▸ Code that draws figures:
------------------------------------------------------------------------

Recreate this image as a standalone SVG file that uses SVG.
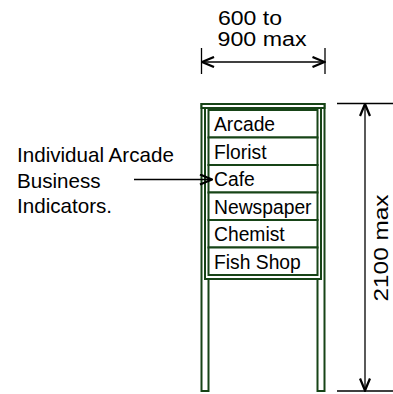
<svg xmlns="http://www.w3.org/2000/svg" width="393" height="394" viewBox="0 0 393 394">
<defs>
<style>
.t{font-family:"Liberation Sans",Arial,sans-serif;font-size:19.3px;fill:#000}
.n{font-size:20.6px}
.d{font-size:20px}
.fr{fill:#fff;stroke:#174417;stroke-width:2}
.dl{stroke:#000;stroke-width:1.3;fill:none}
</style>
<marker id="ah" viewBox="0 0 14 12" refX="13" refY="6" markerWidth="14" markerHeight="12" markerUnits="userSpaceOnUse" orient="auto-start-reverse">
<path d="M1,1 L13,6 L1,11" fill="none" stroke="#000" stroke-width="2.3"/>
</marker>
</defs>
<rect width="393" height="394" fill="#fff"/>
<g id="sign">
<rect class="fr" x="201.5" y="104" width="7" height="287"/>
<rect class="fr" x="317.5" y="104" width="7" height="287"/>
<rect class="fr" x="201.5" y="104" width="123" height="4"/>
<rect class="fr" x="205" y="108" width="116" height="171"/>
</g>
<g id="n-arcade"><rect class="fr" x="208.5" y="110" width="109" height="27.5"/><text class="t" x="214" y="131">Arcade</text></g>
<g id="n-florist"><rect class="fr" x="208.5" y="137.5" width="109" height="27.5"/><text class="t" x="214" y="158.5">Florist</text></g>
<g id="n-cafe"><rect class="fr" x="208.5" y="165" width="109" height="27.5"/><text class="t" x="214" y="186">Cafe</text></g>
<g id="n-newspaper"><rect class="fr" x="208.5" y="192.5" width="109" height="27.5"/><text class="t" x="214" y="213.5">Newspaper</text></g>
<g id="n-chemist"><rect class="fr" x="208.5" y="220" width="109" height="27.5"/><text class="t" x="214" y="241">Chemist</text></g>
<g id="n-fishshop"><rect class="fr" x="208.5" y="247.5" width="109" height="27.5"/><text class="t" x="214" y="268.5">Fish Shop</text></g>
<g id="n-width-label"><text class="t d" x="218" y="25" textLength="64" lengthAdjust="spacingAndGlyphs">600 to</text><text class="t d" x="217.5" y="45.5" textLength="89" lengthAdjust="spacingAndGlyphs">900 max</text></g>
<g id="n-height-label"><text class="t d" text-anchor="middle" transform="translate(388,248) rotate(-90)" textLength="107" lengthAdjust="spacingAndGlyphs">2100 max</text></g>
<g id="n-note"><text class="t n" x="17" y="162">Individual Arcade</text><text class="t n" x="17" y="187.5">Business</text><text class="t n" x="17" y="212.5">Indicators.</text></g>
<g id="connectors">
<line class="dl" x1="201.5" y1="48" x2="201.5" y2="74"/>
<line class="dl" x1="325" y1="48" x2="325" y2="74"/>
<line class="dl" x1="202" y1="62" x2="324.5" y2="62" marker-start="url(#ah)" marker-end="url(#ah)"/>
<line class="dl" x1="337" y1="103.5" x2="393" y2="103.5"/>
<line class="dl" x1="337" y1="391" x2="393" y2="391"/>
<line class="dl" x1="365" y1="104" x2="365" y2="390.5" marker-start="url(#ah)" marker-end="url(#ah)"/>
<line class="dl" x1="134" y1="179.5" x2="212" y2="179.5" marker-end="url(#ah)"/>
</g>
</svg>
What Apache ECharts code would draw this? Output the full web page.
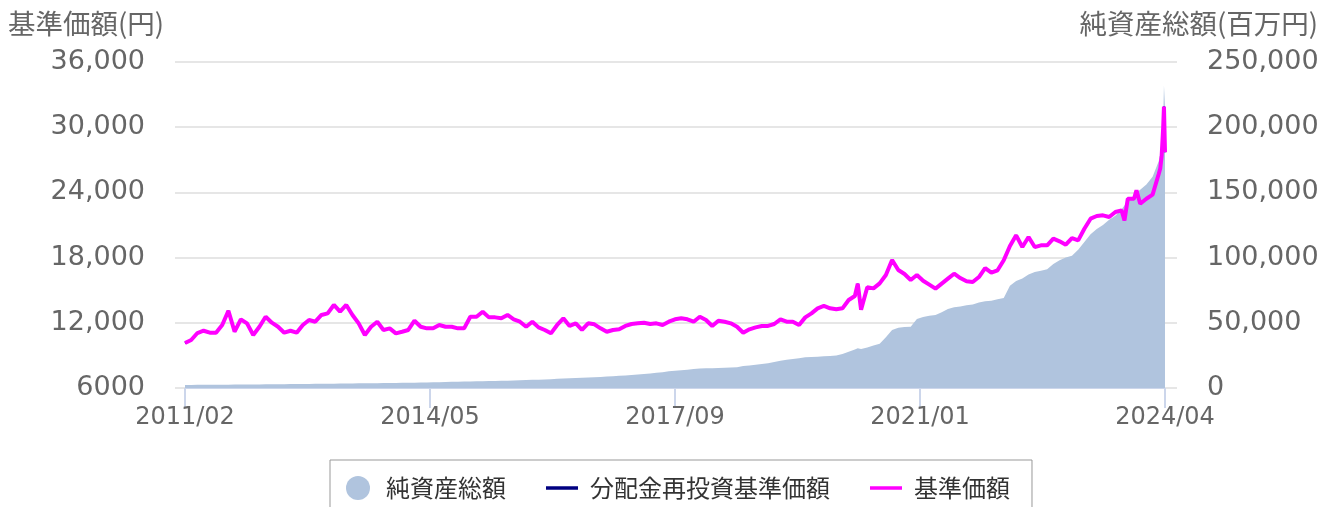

------------------------------------------------------------------------

▸ Directive: Using the records above, copy each line that contains "this".

▸ Full solution:
Recreate this image as a standalone SVG file that uses SVG.
What Apache ECharts code would draw this? Output the full web page.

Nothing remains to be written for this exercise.